BEIJING (Reuters) - China expects to make the first trade on the long-awaited national emission trading scheme in 2020, a senior climate official said on Saturday, as part of Beijing’s efforts to fulfill its commitment to reducing greenhouse gas emission.
China has spent two years on legal and technical infrastructure construction after it announced its plans to launch the nationwide emission trading scheme (ETS) in 2017.
It began setting up pilot trading platforms in 2013 in seven regions across the country but they have not been brought under a unified scheme yet.
“China will speed up construction of the national carbon trading scheme this year and aim to carry out the first trade among coal-fired power utilities in 2020,” Jiang Zhaoli, vice director of the climate change department at the Ministry of Ecology and Environment, said at an industrial conference.
Coal-fired power is the first industry included into the national ETS, covering around 3 billion tonnes of greenhouse gas emitted in China every year.

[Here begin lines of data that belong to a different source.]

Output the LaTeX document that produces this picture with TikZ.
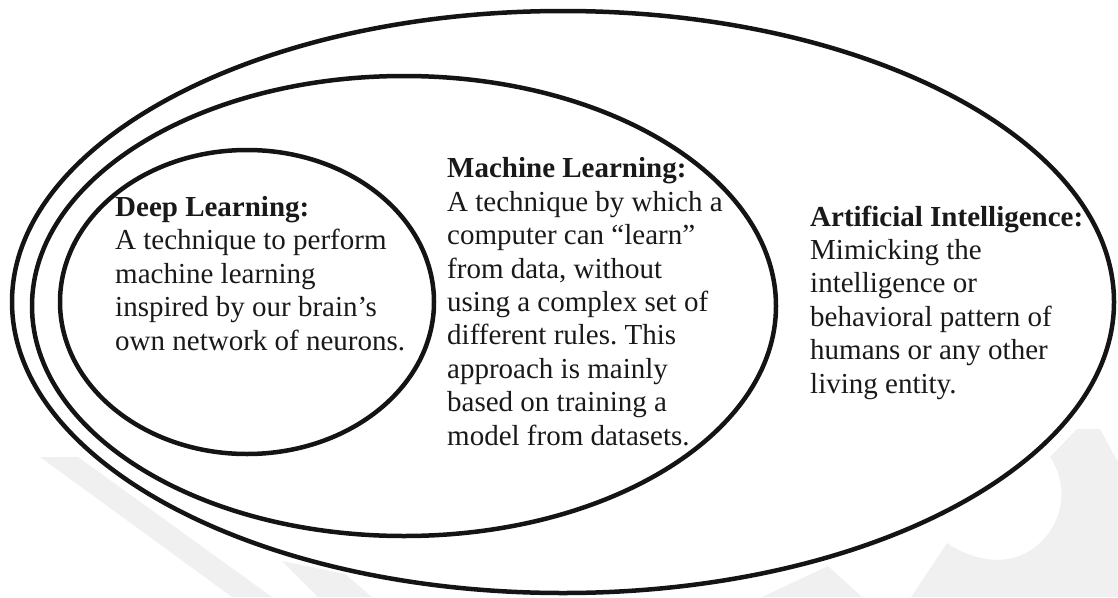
\documentclass[tikz,border=0pt]{standalone}
\usepackage{fontspec}
\setmainfont{Liberation Serif}
\usetikzlibrary{shapes.geometric}
\frenchspacing
\begin{document}
\begin{tikzpicture}[x=1pt,y=-1pt,
  ring/.style={draw=black!92, line width=4.5pt, ellipse, inner sep=0pt, outer sep=0pt},
  lbl/.style={anchor=base west, inner sep=0pt, align=left, font=\fontsize{29}{33.4}\selectfont, text=black!90},
  wm/.style={fill=black!6, draw=none}]
\useasboundingbox (0,0) rectangle (1118,597);
% faint watermark shapes
\fill[wm] (40,457) -- (78,457) -- (272,597) -- (232,597) -- cycle;
\fill[wm] (282,561) -- (345,574) -- (372,597) -- (318,597) -- cycle;
\fill[wm] (762,597) -- (828,566) -- (862,597) -- cycle;
\fill[wm] (1077,429) -- (1100,429) -- (1118,462) -- (1118,597) -- (911,597) -- (947,543)
  .. controls (975,562) and (1010,567) .. (1035,547)
  .. controls (1060,528) and (1072,490) .. (1050,457) -- cycle;
% ellipses
\node[ring, minimum width=1102pt, minimum height=582pt] (aiE) at (563,302) {};
\node[ring, minimum width=744pt, minimum height=460pt] (mlE) at (404,306) {};
\node[ring, minimum width=374pt, minimum height=304pt] (dlE) at (247,302) {};
% texts (anchored at the baseline of their last line)
\node[lbl] (dl) at (115,350) {\textbf{Deep Learning:}\\A technique to perform\\machine learning\\inspired by our brain’s\\own network of neurons.};
\node[lbl] (ml) at (447,445) {\textbf{Machine Learning:}\\A technique by which a\\computer can “learn”\\from data, without\\using a complex set of\\different rules. This\\approach is mainly\\based on training a\\model from datasets.};
\node[lbl] (ai) at (810,393) {\textbf{Artificial Intelligence:}\\Mimicking the\\intelligence or\\behavioral pattern of\\humans or any other\\living entity.};
\end{tikzpicture}
\end{document}
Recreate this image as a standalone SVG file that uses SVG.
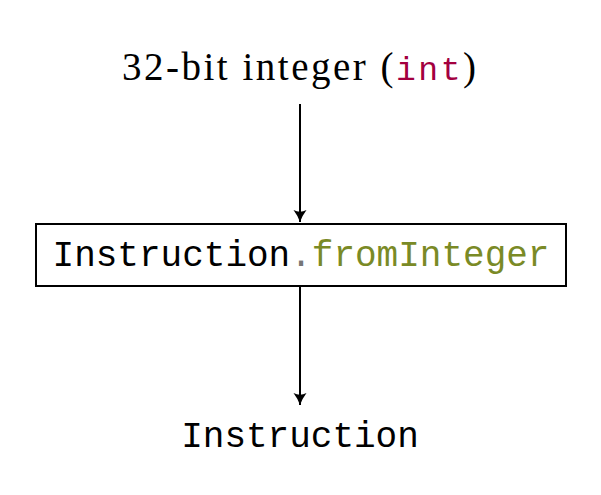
<svg xmlns="http://www.w3.org/2000/svg" width="601" height="495" viewBox="0 0 601 495">
<style>
.serif{font-family:"Liberation Serif","DejaVu Serif",serif;font-size:39px;fill:#000}
.mono{font-family:"Liberation Mono","DejaVu Sans Mono",monospace;font-size:36px;fill:#000}
.edge{stroke:#000;stroke-width:2;fill:none}
</style>
<defs>
<marker id="ah" markerWidth="14" markerHeight="16" refX="12" refY="8" orient="auto" markerUnits="userSpaceOnUse">
<path d="M0,1.5 Q6,6 12,8 Q6,10 0,14.5 Q3.5,8 0,1.5 Z" fill="#000"/>
</marker>
</defs>
<rect width="601" height="495" fill="#fff"/>
<g id="input">
<text class="serif" x="299" y="80" text-anchor="middle" textLength="354" lengthAdjust="spacing">32-bit integer (<tspan style="font-family:'Liberation Mono','DejaVu Sans Mono',monospace;font-size:33px;fill:#a3003f">int</tspan>)</text>
</g>
<g id="fromInteger">
<rect x="36" y="224" width="530" height="62" fill="#fff" stroke="#000" stroke-width="2"/>
<text class="mono" x="301" y="266" text-anchor="middle">Instruction<tspan style="fill:#777">.</tspan><tspan style="fill:#7a8a26">fromInteger</tspan></text>
</g>
<g id="output">
<text class="mono" x="300" y="447" text-anchor="middle">Instruction</text>
</g>
<g id="connectors">
<line class="edge" x1="300" y1="104" x2="300" y2="222" marker-end="url(#ah)"/>
<line class="edge" x1="300" y1="286" x2="300" y2="405" marker-end="url(#ah)"/>
</g>
</svg>
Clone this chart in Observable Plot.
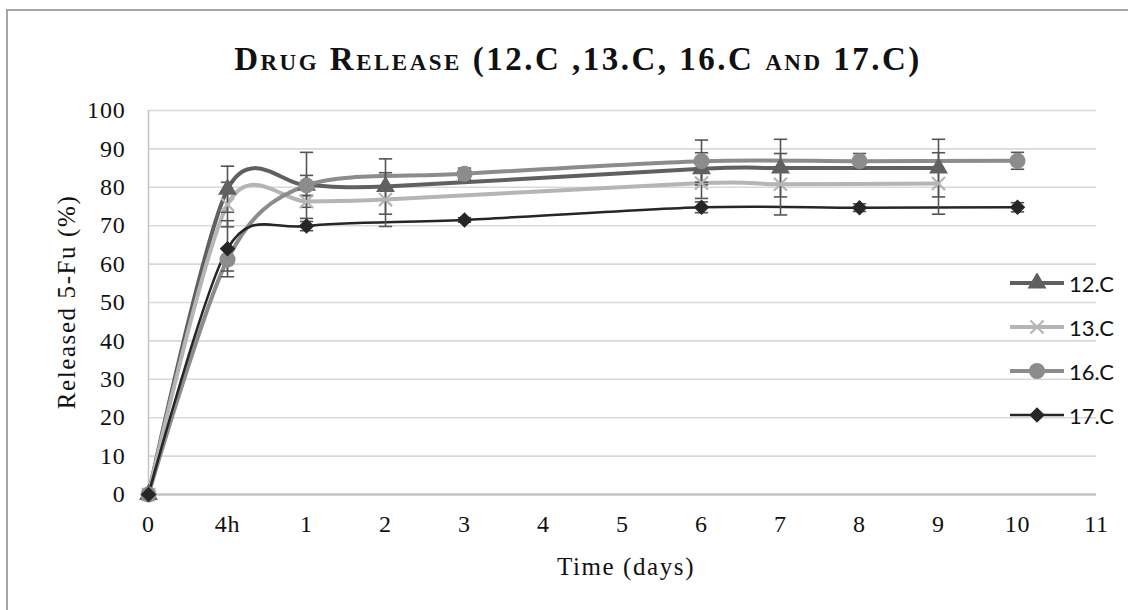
<!DOCTYPE html>
<html>
<head>
<meta charset="utf-8">
<script src="https://cdn.jsdelivr.net/npm/d3@7"></script>
<script src="https://cdn.jsdelivr.net/npm/@observablehq/plot@0.6"></script>
<style>
  html, body { margin: 0; padding: 0; background: #fff; }
  #wrap { position: relative; width: 1128px; height: 610px; overflow: hidden; background: #fff; }
  #frame { position: absolute; left: 6px; top: 9px; width: 1200px; height: 700px; border-left: 2.5px solid #a6a6a6; border-top: 2.5px solid #a6a6a6; box-sizing: border-box; }
  #title { position: absolute; left: 0; width: 1156px; top: 41px; text-align: center; font-family: "Liberation Serif", serif; font-weight: bold; font-variant: small-caps; font-size: 33px; letter-spacing: 2.5px; color: #111; }
  #xlabel { position: absolute; left: 0; width: 1252px; top: 553px; text-align: center; font-family: "Liberation Serif", serif; font-size: 25px; letter-spacing: 1.6px; color: #111; }
  #ylabel { position: absolute; left: 67px; top: 302px; transform: translate(-50%, -50%) rotate(-90deg); white-space: nowrap; font-family: "Liberation Serif", serif; font-size: 25px; letter-spacing: 1.6px; color: #111; }
  #legend { position: absolute; left: 1008px; top: 261px; font-family: Lato, sans-serif; font-size: 22px; color: #111; }
  .lg { display: flex; align-items: center; height: 44px; }
  .lg svg { margin-right: 3px; }
  #chart { position: absolute; left: 0; top: 0; }
  #chart text { letter-spacing: 0.8px; }
</style>
</head>
<body>
<div id="wrap">
  <div id="frame"></div>
  <div id="chart"></div>
  <div id="title">Drug Release (12.C ,13.C, 16.C and 17.C)</div>
  <div id="xlabel">Time (days)</div>
  <div id="ylabel">Released 5-Fu (%)</div>
  <div id="legend"></div>
</div>
<script>
// ---- data ----
const xTickLabels = ["0", "4h", "1", "2", "3", "4", "5", "6", "7", "8", "9", "10", "11"];
const yTicks = [0, 10, 20, 30, 40, 50, 60, 70, 80, 90, 100];

const seriesNames = ["12.C", "13.C", "16.C", "17.C"];

// time points (labels) for each series
const time12 = ["0", "4h", "1", "2", "6", "7", "9"];
const val12  = [0, 79.5, 80.5, 80.2, 84.8, 85.0, 85.0];
const err12  = [0, 6.0, 2.6, 7.2, 4.2, 7.5, 7.5];

const time13 = ["0", "4h", "1", "2", "6", "7", "9"];
const val13  = [0, 75.5, 76.3, 76.8, 81.1, 80.8, 81.0];
const err13  = [0, 5.8, 1.5, 7.0, 4.0, 8.0, 8.0];

const time16 = ["0", "4h", "1", "3", "6", "8", "10"];
const val16  = [0, 61.2, 80.5, 83.5, 86.8, 86.8, 86.9];
const err16  = [0, 3.0, 8.6, 1.5, 5.5, 2.0, 2.2];

const time17 = ["0", "4h", "1", "3", "6", "8", "10"];
const val17  = [0, 64.0, 69.9, 71.5, 74.8, 74.7, 74.8];
const err17  = [0, 7.3, 1.2, 0.6, 1.4, 1.0, 1.2];

// ---- styles ----
const colors  = {"12.C": "#606060", "13.C": "#b5b5b5", "16.C": "#8c8c8c", "17.C": "#262626"};
const widths  = {"12.C": 4, "13.C": 4, "16.C": 4, "17.C": 2.5};
const symbols = {"12.C": "triangle", "13.C": "times", "16.C": "circle", "17.C": "diamond2"};
const radii   = {"12.C": 7, "13.C": 6, "16.C": 8, "17.C": 7};

function build(name, times, vals, errs) {
  return times.map((t, i) => ({series: name, x: xTickLabels.indexOf(t), y: vals[i], e: errs[i]}));
}
const sets = [
  build("12.C", time12, val12, err12),
  build("13.C", time13, val13, err13),
  build("16.C", time16, val16, err16),
  build("17.C", time17, val17, err17)
];
const allPts = sets.flat();
const errPts = allPts.filter(d => d.e > 0);

const capSymbol = {
  draw(context, size) {
    const w = Math.sqrt(size) / 2;
    context.moveTo(-w, 0);
    context.lineTo(w, 0);
  }
};

const marks = [
  Plot.gridY(yTicks, {stroke: "#d9d9d9", strokeOpacity: 1, strokeWidth: 1.6, x1: 0, x2: 12}),
  Plot.ruleX([0], {stroke: "#c4c4c4", strokeWidth: 1.5}),
  Plot.ruleY([0], {stroke: "#c4c4c4", strokeWidth: 2.5, x1: 0, x2: 12}),
  Plot.axisY(yTicks, {tickSize: 0, tickPadding: 23, label: null, fontSize: 24}),
  Plot.axisX(d3.range(xTickLabels.length), {tickSize: 0, tickPadding: 20, label: null, tickFormat: i => xTickLabels[i], fontSize: 24})
];
for (const s of sets) {
  const n = s[0].series;
  marks.push(Plot.line(s, {x: "x", y: "y", stroke: colors[n], strokeWidth: widths[n], curve: "cardinal", tension: 0.12}));
}
marks.push(Plot.ruleX(errPts, {x: "x", y1: d => d.y - d.e, y2: d => d.y + d.e, stroke: "#555", strokeWidth: 1.6}));
marks.push(Plot.dot(errPts, {x: "x", y: d => d.y - d.e, symbol: capSymbol, r: 7.5, stroke: "#555", strokeWidth: 1.6, fill: "none"}));
marks.push(Plot.dot(errPts, {x: "x", y: d => d.y + d.e, symbol: capSymbol, r: 7.5, stroke: "#555", strokeWidth: 1.6, fill: "none"}));
for (const s of sets) {
  const n = s[0].series;
  if (symbols[n] === "times") {
    marks.push(Plot.dot(s, {x: "x", y: "y", symbol: "times", r: radii[n], stroke: colors[n], strokeWidth: 2.2}));
  } else {
    marks.push(Plot.dot(s, {x: "x", y: "y", symbol: symbols[n], r: radii[n], fill: colors[n], stroke: "none"}));
  }
}

const chart = Plot.plot({
  width: 1128,
  height: 610,
  marginLeft: 148,
  marginRight: 32,
  marginTop: 110,
  marginBottom: 116,
  style: {fontFamily: "'Liberation Serif', serif", fontSize: "24px", color: "#111", background: "transparent"},
  x: {domain: [0, 12], axis: null},
  y: {domain: [0, 100], axis: null},
  marks
});
document.getElementById("chart").appendChild(chart);

// legend
const legend = document.getElementById("legend");
for (const n of seriesNames) {
  const row = document.createElement("div");
  row.className = "lg";
  const sym = symbols[n];
  const symPath = d3.symbol(
    sym === "triangle" ? d3.symbolTriangle : sym === "times" ? d3.symbolTimes : sym === "circle" ? d3.symbolCircle : d3.symbolDiamond2,
    Math.PI * radii[n] * radii[n]
  )();
  const symAttrs = sym === "times"
    ? `fill="none" stroke="${colors[n]}" stroke-width="2.2"`
    : `fill="${colors[n]}"`;
  row.innerHTML = `<svg width="58" height="20"><line x1="2" x2="56" y1="10" y2="10" stroke="${colors[n]}" stroke-width="${widths[n]}"/><path transform="translate(29,10)" d="${symPath}" ${symAttrs}/></svg><span>${n}</span>`;
  legend.appendChild(row);
}
</script>
</body>
</html>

China will promote carbon trade in power sectors, Jiang said, adding the government will also include more high-energy consuming industries such as steel, non-ferrous and construction materials, into the scheme.
“We will explore carbon derivatives trading and non-gratuitous allocation of emission quotas in 2021-2025,” said Jiang.
The nationwide ETS aims to cover 8 billion tonnes of carbon dioxide emission per annum from around 100,000 industrial plants when the trading scheme is fully launched.
The ETS is designed to encourage power utilities and manufacturers to reduce emissions through a market mechanism. Some scholars in China, however, are questioning the necessity of the ETS due to overlapping of policies.
On the whole, China also plans to introduce a carbon tax and a renewable power quota system with a similar aim of boosting clean energy consumption and cutting emission at industrial plants.
China said it has cut carbon intensity by 45.8 percent in 2018 from the level in 2005, exceeding the target of lowering it 45 percent by 2020.
It also pledged to bring emission to a peak by around 2030 as part of its commitments to the 2015 Paris accord.